Growing up, Gonzales heard this story several times. His father would tell him over barbecue, or his mother would tell him over coffee and pan dulce. He would learn, for instance, that his grandmother was 15 months old on the day of the murder, and he learned how Gamboa laid her husband and her father-in-law to rest in a nearby cemetery before starting over. Gamboa would eventually own cattle and a store, and many years later, a young Gonzales would buy candy from that same store. In other words, Gamboa survived as well as she could in the years before and after La Matanza: a decade of anti-Mexican violence perpetrated by men like the Rangers. But like hundreds — maybe thousands — of victims, survivors and family members from the same time period, she never got closure.
Her great-grandson hopes to change that.
On Thursday, February 23, Trinidad Gonzales, a history professor at South Texas College, sent a formal letter to Lt. Gov. Dan Patrick, the state’s Speaker of the House and multiple chiefs of staff for politicians in the Rio Grande Valley. The objective of the letter, Gonzales tells the Observer, is to finally begin the healing process for families who, like his own, lost loved ones to the state-sanctioned violence carried out by the Texas Rangers.
"The first thing I think everyone needs to understand is this is an issue of justice,” Gonzales says. The letter puts the ball in Texas’ court. “Are they going to be on the side of justice or injustice? It's not a left or right issue; it should be bipartisan."

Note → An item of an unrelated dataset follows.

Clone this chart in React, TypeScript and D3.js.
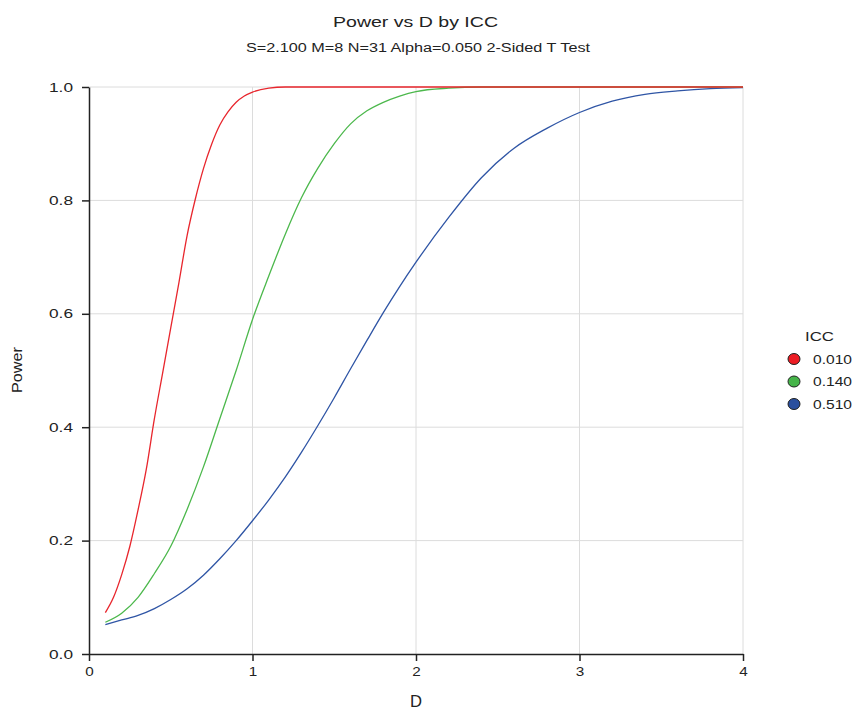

Specifically, Gonzales is asking the state to create an investigatory “truth and reconciliation” commission that will, according to his letter, “allow families and communities of Texas to be heard.” Their focus would be the years between 1836 and 1980, during which the Rangers murdered hundreds. According to journalist Doug Swanson’s book Cult of Glory, the fabled law enforcement unit was at one point as feared as the Ku Klux Klan.